Fishing with jigs in freshwater; walleye
Anglers freshwater fishing with jigs often target walleye. These very popular freshwater game fish usually feed on or near the bottom. A curly tail, shad tail, or hair jig bounced along the bottom from a drifting boat is a deadly technique. Some jigs will be lost to bottom structure, but it is usually worth it to fish right where the walleye live.
Casting and drift fishing jigs will certainly produce walleye as well. This is especially true in shallow water and rivers. Points and weed beds in 10′ to 20′ of water are top spots. River walleye will school up in the deeper holes. Often times, walleye anglers add live bait to the jig. A minnow or crawler can really make a big difference on a tough day.
Trout fishing with jigs
Trout anglers often overlook jigs, and this is a mistake. Spoons, plugs, and spinners are certainly productive, but jigs will catch plenty of trout as well. Jigs are used regularly by anglers ice fishing for trout. Smaller curly tail jigs will produce in streams. Larger jigs will catch big brown and rainbow trout as well as lake trout.

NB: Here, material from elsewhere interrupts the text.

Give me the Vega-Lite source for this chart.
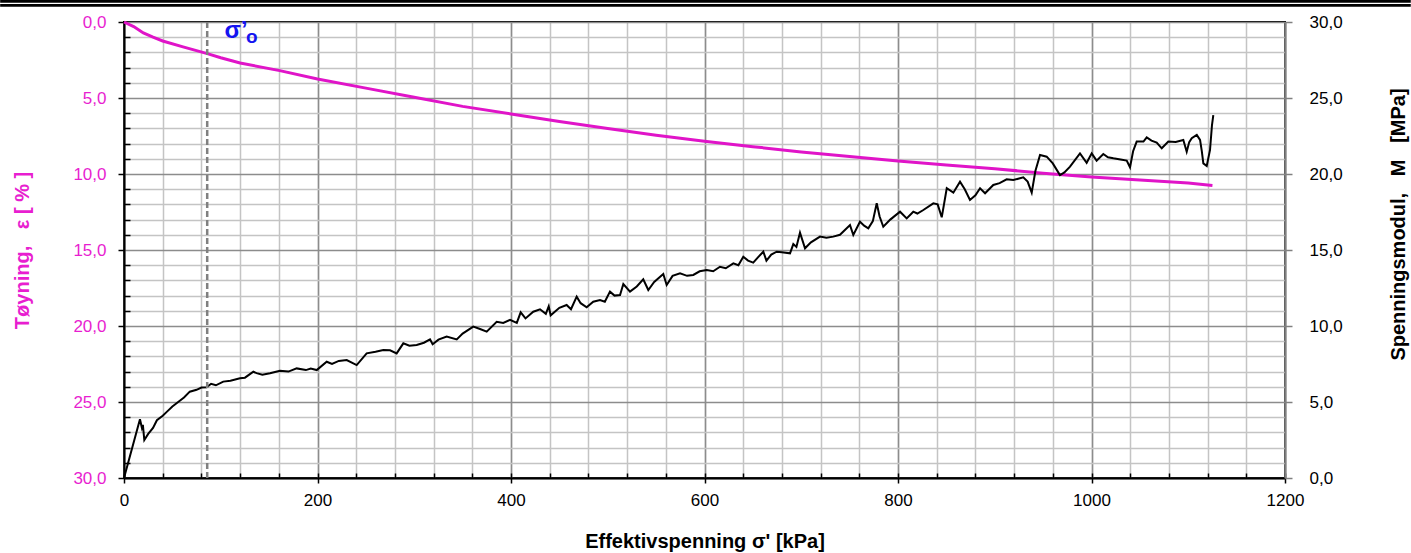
{
  "$schema": "https://vega.github.io/schema/vega-lite/v6.json",
  "width": 1161,
  "height": 456,
  "autosize": {"type": "none"},
  "padding": {"left": 124, "top": 22, "right": 126, "bottom": 75},
  "background": "white",
  "config": {
    "view": {"stroke": "black", "strokeWidth": 2},
    "font": "Liberation Sans",
    "axis": {"labelFont": "Liberation Sans", "titleFont": "Liberation Sans"}
  },
  "datasets": {
    "strain": [
      {"s": 0, "e": 0}, {"s": 10, "e": 0.3}, {"s": 20, "e": 0.72}, {"s": 30, "e": 1.0}, {"s": 40, "e": 1.25},
      {"s": 61, "e": 1.64}, {"s": 87, "e": 2.1}, {"s": 100, "e": 2.35}, {"s": 120, "e": 2.7}, {"s": 161, "e": 3.2},
      {"s": 200, "e": 3.75}, {"s": 250, "e": 4.35}, {"s": 300, "e": 4.95}, {"s": 350, "e": 5.55}, {"s": 400, "e": 6.05},
      {"s": 450, "e": 6.55}, {"s": 500, "e": 7.0}, {"s": 550, "e": 7.45}, {"s": 600, "e": 7.85}, {"s": 650, "e": 8.2},
      {"s": 700, "e": 8.55}, {"s": 750, "e": 8.85}, {"s": 800, "e": 9.15}, {"s": 850, "e": 9.4}, {"s": 900, "e": 9.65},
      {"s": 950, "e": 9.95}, {"s": 1000, "e": 10.2}, {"s": 1050, "e": 10.4}, {"s": 1100, "e": 10.6}, {"s": 1125, "e": 10.75}
    ],
    "modulus": [
      {"s": 0, "m": 0}, {"s": 16.5, "m": 3.86}, {"s": 18.5, "m": 3.3}, {"s": 19.5, "m": 3.5}, {"s": 21, "m": 2.5},
      {"s": 25, "m": 2.9}, {"s": 30, "m": 3.3}, {"s": 34, "m": 3.8}, {"s": 40, "m": 4.1}, {"s": 45, "m": 4.4},
      {"s": 50, "m": 4.7}, {"s": 54, "m": 4.9}, {"s": 62, "m": 5.3}, {"s": 68, "m": 5.68}, {"s": 75, "m": 5.8},
      {"s": 80, "m": 5.95}, {"s": 85.5, "m": 5.97}, {"s": 90, "m": 6.2}, {"s": 95, "m": 6.1}, {"s": 102.6, "m": 6.34},
      {"s": 110, "m": 6.4}, {"s": 119.9, "m": 6.56}, {"s": 125, "m": 6.6}, {"s": 133.7, "m": 6.99}, {"s": 137, "m": 6.9},
      {"s": 143, "m": 6.8}, {"s": 150.9, "m": 6.89}, {"s": 161.2, "m": 7.06}, {"s": 170, "m": 7.0}, {"s": 178.5, "m": 7.21},
      {"s": 188, "m": 7.1}, {"s": 193, "m": 7.2}, {"s": 199.2, "m": 7.1}, {"s": 209.5, "m": 7.65}, {"s": 215, "m": 7.5},
      {"s": 222, "m": 7.7}, {"s": 230.2, "m": 7.76}, {"s": 240.5, "m": 7.43}, {"s": 250.8, "m": 8.2}, {"s": 260, "m": 8.3},
      {"s": 268, "m": 8.42}, {"s": 275, "m": 8.4}, {"s": 281.8, "m": 8.2}, {"s": 288.7, "m": 8.86}, {"s": 295, "m": 8.7},
      {"s": 302.5, "m": 8.75}, {"s": 310, "m": 8.9}, {"s": 316.3, "m": 9.12}, {"s": 319, "m": 8.8}, {"s": 325, "m": 9.1},
      {"s": 333.5, "m": 9.3}, {"s": 343.9, "m": 9.12}, {"s": 350, "m": 9.5}, {"s": 361, "m": 9.96}, {"s": 368, "m": 9.8},
      {"s": 374.9, "m": 9.63}, {"s": 385.2, "m": 10.28}, {"s": 392, "m": 10.2}, {"s": 399, "m": 10.4}, {"s": 406, "m": 10.2},
      {"s": 410, "m": 10.9}, {"s": 415, "m": 10.5}, {"s": 423, "m": 10.94}, {"s": 430, "m": 11.1}, {"s": 436, "m": 10.8},
      {"s": 439, "m": 11.3}, {"s": 441, "m": 10.7}, {"s": 450, "m": 11.2}, {"s": 457.5, "m": 11.38}, {"s": 462, "m": 11.1},
      {"s": 467.9, "m": 11.93}, {"s": 472, "m": 11.5}, {"s": 478.2, "m": 11.23}, {"s": 485, "m": 11.6}, {"s": 492, "m": 11.71},
      {"s": 497, "m": 11.6}, {"s": 502.3, "m": 12.26}, {"s": 507, "m": 12.0}, {"s": 512.7, "m": 12.04}, {"s": 516.1, "m": 12.76},
      {"s": 523, "m": 12.26}, {"s": 530, "m": 12.6}, {"s": 536.7, "m": 13.07}, {"s": 541.9, "m": 12.37}, {"s": 548, "m": 12.9},
      {"s": 557.4, "m": 13.42}, {"s": 560.9, "m": 12.7}, {"s": 567, "m": 13.3}, {"s": 574.7, "m": 13.47}, {"s": 582, "m": 13.3},
      {"s": 588.4, "m": 13.36}, {"s": 595, "m": 13.6}, {"s": 602.3, "m": 13.68}, {"s": 609, "m": 13.6}, {"s": 616, "m": 13.9},
      {"s": 622, "m": 13.8}, {"s": 629.8, "m": 14.12}, {"s": 635, "m": 14.0}, {"s": 640.1, "m": 14.56}, {"s": 645, "m": 14.3},
      {"s": 650.4, "m": 14.17}, {"s": 655, "m": 14.5}, {"s": 660.8, "m": 14.89}, {"s": 664, "m": 14.3}, {"s": 669, "m": 14.7},
      {"s": 674.6, "m": 14.89}, {"s": 680, "m": 14.85}, {"s": 688.4, "m": 14.78}, {"s": 691.8, "m": 15.39}, {"s": 695, "m": 15.2},
      {"s": 698.7, "m": 16.14}, {"s": 703.9, "m": 15.11}, {"s": 710, "m": 15.5}, {"s": 719.4, "m": 15.88}, {"s": 726, "m": 15.8},
      {"s": 733.1, "m": 15.88}, {"s": 740, "m": 16.0}, {"s": 750.4, "m": 16.64}, {"s": 753.8, "m": 15.99}, {"s": 760.7, "m": 16.86},
      {"s": 765, "m": 16.6}, {"s": 769.3, "m": 16.43}, {"s": 774, "m": 16.9}, {"s": 778, "m": 18.07}, {"s": 781, "m": 17.2},
      {"s": 784.8, "m": 16.53}, {"s": 792, "m": 17.0}, {"s": 802.1, "m": 17.52}, {"s": 809, "m": 17.08}, {"s": 815.8, "m": 17.52},
      {"s": 820, "m": 17.4}, {"s": 826.2, "m": 17.63}, {"s": 836.5, "m": 18.07}, {"s": 841, "m": 18.0}, {"s": 845.2, "m": 17.15},
      {"s": 850.4, "m": 19.06}, {"s": 857.2, "m": 18.77}, {"s": 864.1, "m": 19.49}, {"s": 869, "m": 19.0}, {"s": 874.4, "m": 18.29},
      {"s": 880, "m": 18.6}, {"s": 884.8, "m": 19.06}, {"s": 890, "m": 18.73}, {"s": 898.5, "m": 19.28}, {"s": 905, "m": 19.4},
      {"s": 912.3, "m": 19.65}, {"s": 919.2, "m": 19.6}, {"s": 929.5, "m": 19.78}, {"s": 934, "m": 19.5}, {"s": 938.2, "m": 18.77},
      {"s": 942, "m": 20.2}, {"s": 946.8, "m": 21.25}, {"s": 953.7, "m": 21.14}, {"s": 960, "m": 20.7}, {"s": 967.4, "m": 19.93},
      {"s": 972, "m": 20.1}, {"s": 977.8, "m": 20.48}, {"s": 988.1, "m": 21.36}, {"s": 995, "m": 20.74}, {"s": 1000.2, "m": 21.36},
      {"s": 1005.3, "m": 20.88}, {"s": 1012.2, "m": 21.32}, {"s": 1017, "m": 21.1}, {"s": 1022.6, "m": 21.03}, {"s": 1030, "m": 20.95},
      {"s": 1036.4, "m": 20.88}, {"s": 1039.8, "m": 20.44}, {"s": 1043, "m": 21.5}, {"s": 1046.7, "m": 22.13}, {"s": 1053.7, "m": 22.13},
      {"s": 1057.1, "m": 22.41}, {"s": 1062, "m": 22.2}, {"s": 1067.4, "m": 22.06}, {"s": 1072.6, "m": 21.69}, {"s": 1079.4, "m": 22.13},
      {"s": 1087, "m": 22.1}, {"s": 1094.9, "m": 22.24}, {"s": 1098.4, "m": 21.47}, {"s": 1101, "m": 22.1}, {"s": 1103.6, "m": 22.35},
      {"s": 1108.8, "m": 22.57}, {"s": 1112.2, "m": 22.24}, {"s": 1114, "m": 21.5}, {"s": 1115.6, "m": 20.7}, {"s": 1119.1, "m": 20.53},
      {"s": 1122.5, "m": 21.58}, {"s": 1124.5, "m": 23.2}, {"s": 1125.9, "m": 23.88}
    ],
    "preconsolidation": [{"s": 86}]
  },
  "layer": [
    {
      "data": {"name": "strain"},
      "mark": {"type": "line", "color": "#e014c8", "strokeWidth": 3, "clip": false},
      "encoding": {
        "x": {
          "field": "s", "type": "quantitative",
          "scale": {"domain": [0, 1200], "nice": false, "zero": false},
          "axis": {
            "orient": "bottom",
            "values": [0, 40, 80, 120, 160, 200, 240, 280, 320, 360, 400, 440, 480, 520, 560, 600, 640, 680, 720, 760, 800, 840, 880, 920, 960, 1000, 1040, 1080, 1120, 1160, 1200],
            "grid": true,
            "gridColor": "#c4c4c4",
            "gridWidth": 1.5,
            "ticks": true,
            "tickSize": -5,
            "tickColor": "black",
            "tickWidth": 1.5,
            "domain": false,
            "labels": false,
            "title": null
          }
        },
        "y": {
          "field": "e", "type": "quantitative",
          "scale": {"domain": [0, 30], "reverse": true, "nice": false, "zero": false},
          "axis": {
            "orient": "left",
            "values": [0, 1, 2, 3, 4, 5, 6, 7, 8, 9, 10, 11, 12, 13, 14, 15, 16, 17, 18, 19, 20, 21, 22, 23, 24, 25, 26, 27, 28, 29, 30],
            "grid": true,
            "gridColor": {"condition": {"test": "datum.value % 5 === 0", "value": "#8c8c8c"}, "value": "#c4c4c4"},
            "gridWidth": 1.5,
            "tickSize": {"condition": {"test": "datum.value % 5 === 0", "value": 6}, "value": -6},
            "tickColor": "black",
            "tickWidth": 1.5,
            "domainColor": "black",
            "domainWidth": 2,
            "labelExpr": "datum.value % 5 === 0 ? replace(format(datum.value, '.1f'), '.', ',') : ''",
            "labelOverlap": false,
            "labelFlush": false,
            "labelFontSize": 17,
            "labelColor": "#e81ed0",
            "labelPadding": 12,
            "title": "Tøyning,\u00a0\u00a0\u00a0ε [ % ]",
            "titleFontSize": 20,
            "titleFontWeight": "bold",
            "titleColor": "#e81ed0",
            "titlePadding": 40
          }
        }
      }
    },
    {
      "data": {"name": "modulus"},
      "mark": {"type": "line", "color": "black", "strokeWidth": 2, "clip": false},
      "encoding": {
        "x": {
          "field": "s", "type": "quantitative",
          "scale": {"domain": [0, 1200], "nice": false, "zero": false},
          "axis": {
            "orient": "bottom",
            "values": [0, 200, 400, 600, 800, 1000, 1200],
            "grid": true,
            "gridColor": "#8c8c8c",
            "gridWidth": 1.5,
            "tickSize": 5,
            "tickColor": "black",
            "tickWidth": 1.5,
            "domainColor": "black",
            "domainWidth": 2,
            "labelOverlap": false,
            "labelFlush": false,
            "labelExpr": "'' + datum.value",
            "labelFontSize": 17,
            "labelColor": "black",
            "labelPadding": 9,
            "title": "Effektivspenning σ' [kPa]",
            "titleFontSize": 20,
            "titleFontWeight": "bold",
            "titleColor": "black",
            "titlePadding": 23
          }
        },
        "y": {
          "field": "m", "type": "quantitative",
          "scale": {"domain": [0, 30], "nice": false, "zero": false},
          "axis": {
            "orient": "right",
            "values": [0, 5, 10, 15, 20, 25, 30],
            "grid": false,
            "tickSize": 7,
            "tickColor": "#808080",
            "tickWidth": 1.5,
            "domainColor": "#808080",
            "domainWidth": 2,
            "labelExpr": "replace(format(datum.value, '.1f'), '.', ',')",
            "labelOverlap": false,
            "labelFlush": false,
            "labelFontSize": 17,
            "labelColor": "black",
            "labelPadding": 17,
            "title": "Spenningsmodul,\u00a0\u00a0\u00a0M\u00a0\u00a0\u00a0[MPa]",
            "titleFontSize": 20,
            "titleFontWeight": "bold",
            "titleColor": "black",
            "titleAngle": 270,
            "titlePadding": 66,
            "titleY": 202
          }
        }
      }
    },
    {
      "data": {"name": "preconsolidation"},
      "mark": {"type": "rule", "color": "#808080", "strokeWidth": 2.5, "strokeDash": [6, 3]},
      "encoding": {
        "x": {"field": "s", "type": "quantitative", "scale": {"domain": [0, 1200], "nice": false, "zero": false}, "axis": null}
      }
    },
    {
      "data": {"values": [{}]},
      "mark": {"type": "rule", "color": "black", "strokeWidth": 2.7, "clip": false},
      "encoding": {
        "x": {"datum": -128, "type": "quantitative", "scale": {"domain": [0, 1200], "nice": false, "zero": false}, "axis": null},
        "x2": {"datum": 1330},
        "y": {"datum": -1.36, "type": "quantitative", "scale": {"domain": [0, 30], "reverse": true, "nice": false, "zero": false}, "axis": null}
      }
    },
    {
      "data": {"values": [{}]},
      "mark": {"type": "rule", "color": "black", "strokeWidth": 2.7, "clip": false},
      "encoding": {
        "x": {"datum": -128, "type": "quantitative", "scale": {"domain": [0, 1200], "nice": false, "zero": false}, "axis": null},
        "x2": {"datum": 1330},
        "y": {"datum": -1.097, "type": "quantitative", "scale": {"domain": [0, 30], "reverse": true, "nice": false, "zero": false}, "axis": null}
      }
    },
    {
      "data": {"values": [{}]},
      "mark": {"type": "text", "text": "σ’", "color": "#1414f0", "font": "Liberation Sans", "fontSize": 24, "fontWeight": "bold", "align": "left", "baseline": "alphabetic"},
      "encoding": {
        "x": {"datum": 104, "type": "quantitative", "scale": {"domain": [0, 1200], "nice": false, "zero": false}, "axis": null},
        "y": {"datum": 1.05, "type": "quantitative", "scale": {"domain": [0, 30], "reverse": true, "nice": false, "zero": false}, "axis": null}
      }
    },
    {
      "data": {"values": [{}]},
      "mark": {"type": "text", "text": "o", "color": "#1414f0", "font": "Liberation Sans", "fontSize": 19, "fontWeight": "bold", "align": "left", "baseline": "alphabetic"},
      "encoding": {
        "x": {"datum": 126, "type": "quantitative", "scale": {"domain": [0, 1200], "nice": false, "zero": false}, "axis": null},
        "y": {"datum": 1.38, "type": "quantitative", "scale": {"domain": [0, 30], "reverse": true, "nice": false, "zero": false}, "axis": null}
      }
    }
  ],
  "resolve": {"scale": {"y": "independent"}, "axis": {"x": "independent", "y": "independent"}}
}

Trout species in lakes are often found higher in the water column than most other species. Swimming or trolling a jig 5′ to 10′ under the surface will produce trout. Anglers can also use a bare jig head to present a live bait to bottom feeding trout.
Most species with be caught fishing with jigs
While several species have been listed in this article, the reality is that every predator game fish will take a jig. Musky, northern pike, white bass, and even channel catfish will take a well presented bait. This is especially true if natural bait is added to the hook.